Summary
In The Station, a first-person sci-fi narrative game, players explore an abandoned research ship in an attempt to find its missing crew.
The titular station is the Espial, and it’s orbiting a planet of violent, warring aliens. Aboard are three scientists, whose jobs are to observe the newly-discovered extraterrestrials in stealthy secrecy. No such luck. Not long into the cataloguing of this mysterious civil war, a malfunction disables the Espial’s cloaking systems, the aliens catch them snooping, and the station goes dark.
You, the player, are a specialist who arrives on the scene to assess the situation. To what extent is the mission fucked? Are the scientists dead? Your three primary objectives are to find each of them, but you’re never really briefed about where they might be or what might have happened to them. As usual in games such as The Station, the answers are to be found in bitten-off audio logs and emails and documents, all scattered liberally around the Espial’s gloomy but oddly luminescent interiors.
So far, so familiar. And as a first-person sci-fi narrative game with snatches of horror and a gradually-unfurling mystery, I could quite easily bury The Station under comparisons to games like Dead Space, Prey, Soma and Tacoma – and my reviews would rhyme, apparently. But I’m better than that, and so is The Station, even if it isn’t quite as good as I might like.
It’s better than first impressions suggest, at least. The opening cinematic is blessed with hilariously stilted voice acting, and the player-character’s first job upon arrival is to plug an errant power cell back into a door. Ugh. I confess to being a little worried at this point, so much so that I found myself wondering if I’d left the game on the title screen for long enough to void Steam’s refund policy. Luckily it only took a quick traipse through The Station’s lobby area to sweep aside my scepticism. An audio log revealed that the crew of the Espial are well-voiced, and some incidental details – a table strewn with playing cards, scattered work notes and such – gave me an impression of a place that might have been inhabited; that might, in fact, still be inhabited.
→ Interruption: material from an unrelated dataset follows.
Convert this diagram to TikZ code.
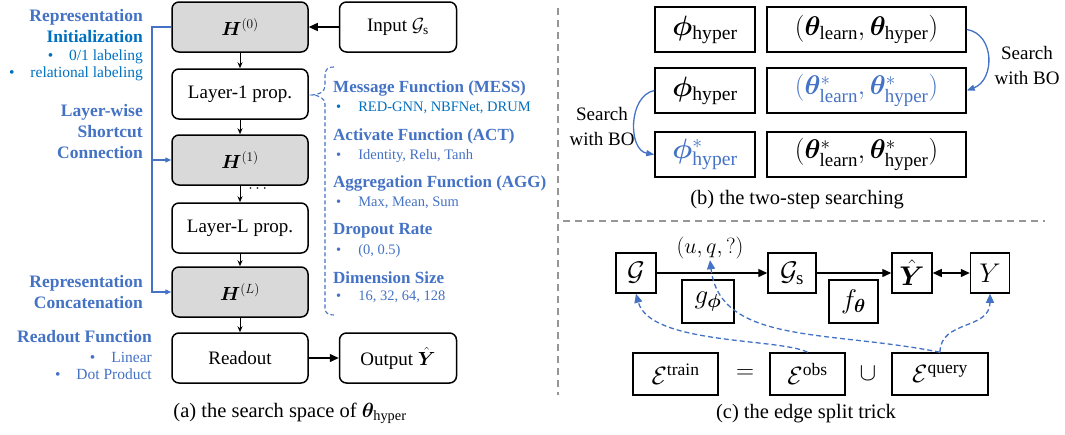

That’s the hook. The three missing crew members are Mila, the captain; Aiden, an engineer; and some kind of obnoxious researcher by the name of Silas. Early on, you turn around to see a person in a spacesuit across the room. And if you’re anything like me, that’ll be enough. One of the crew? One of the aliens? Dramatically, it doesn’t matter. The only thing that does is that whatever cosmic mess you’ve been sent to clear up is evidently still on-going.
As you schlep through the ship’s innards, you get to know the folks you’re looking for. You poke around in their bedrooms and work areas; read their emails and listen to their recorded rants and conversations. Once you start to get a sense of why these three took on such a crazy mission, The Station starts to work as intended. You’ll chuckle at the pettiness of Mila leaving snide remarks about Silas in reports. It’s as if you’ve stepped into a tiny, contained slice of society, only all the people winked out of existence moments before you arrived.
The Espial, like any interior, is divided between corridors and rooms. Only the rooms are interesting, but you see far more of the dour tunnels that knit them together. There’s nothing interesting about corridors, I know, but here, nothing interesting happens in them either. They all look alike; rows of doors, some with blue lights, which are unlocked, and some with orange lights, which are locked, and the closest blue-lit door is the one you need to open, almost always. Inside the room, there’s life. All the interesting character development and world-building lives in those spaces, as do the game’s rudimentary puzzles. It’s easy to feel like when you’re not in a lab or a hanger or an office that The Station is held in stasis, waiting for you to wander back into the plot.
That plot only takes about an hour to run its course, which I’d be remiss not to mention. Ordinarily I don’t concern myself with “value for money”, which is too subjective an issue to worry about, and usually irrelevant to criticism anyway. But a 60-minute narrative game with no replay value retailing at a tenner feels like being mugged.
It’s just as well, then, that The Station has such a terrific ending. It’s ballsy enough to be worth the price of admission on its own, and once the game’s rougher edges start to grate, you’ll be thankful that the final five minutes are the best and that it buggers off before becoming properly annoying. It might not last long, but it’ll probably stick with you for a while, and mostly for the right reasons.